WAN Georgia O'Keeffe had also seen a lot of the desert and visited different places with her mobile studio (aka her car). Can you tell us what fascinated her so much about these landscapes?

AP In O’Keeffe’s own words: “When I got to New Mexico, that was mine. As soon as I saw it, that was my country. I’d never seen anything like it before, but it fitted to me exactly. It’s something that’s in the air—it’s different. The sky is different, the wind is different. I shouldn’t say too much about it, because other people may be interested, and I don’t want them interested.“

Image by Georgia O'Keeffe Museum
Image by Georgia O'Keeffe Museum

WAN Many of her late works depict perspectives from a plane. Can you describe that work cycle in more detail?

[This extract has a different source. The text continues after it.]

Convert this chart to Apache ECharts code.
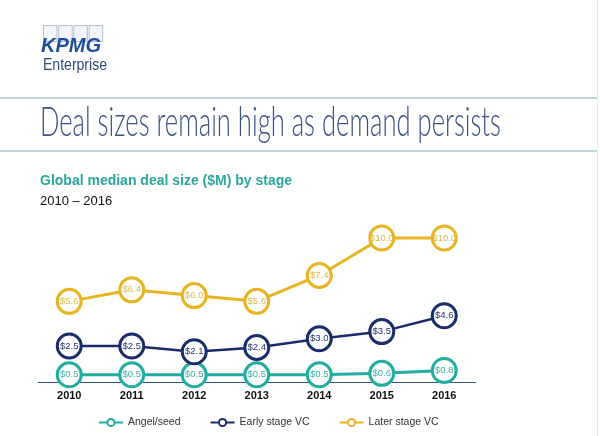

AP It is useful, here, to think back to O’Keeffe’s earlier sketches and paintings from a great height: the 30th floor of the Shelton Hotel. O’Keeffe was always seeking new perspectives, new ways of seeing. When she began, in the 1950s, to travel by air, she saw things in a new way: looking down upon the clouds from the window of a plane. This inspired a whole series of works, some of which are in the O’Keeffe Museum’s collection. The largest painting in this series, Sky Above Clouds IV, hangs in the Art Institute of Chicago.

Image by Georgia O'Keeffe Museum

WAN What awaits visitors in the museum and in her home?

AP Due to the current crisis, both the museum in Santa Fe and the home and studio in Abiquiú are closed to visitors for the time being. When these re-open, visitors to Abiquiú will have the opportunity to book a tour of O’Keeffe’s home, studio, and garden, preserved much as they were at the end of the artist’s life.

At the museum in Santa Fe, visitors will be treated to three special installations. The first, already mentioned, focuses on O’Keeffe’s travels. The second, featuring numerous bones, stones, and shells, from the Museum’s archives presents these alongside the paintings they inspired. The third, an interactive digital presentation, explores O’Keeffe’s ways of framing her compositions together with a “slow looking“ exercise. In the meantime, there is much to be learned about both the Museum and the Home and Studio by visiting our social media feeds and website.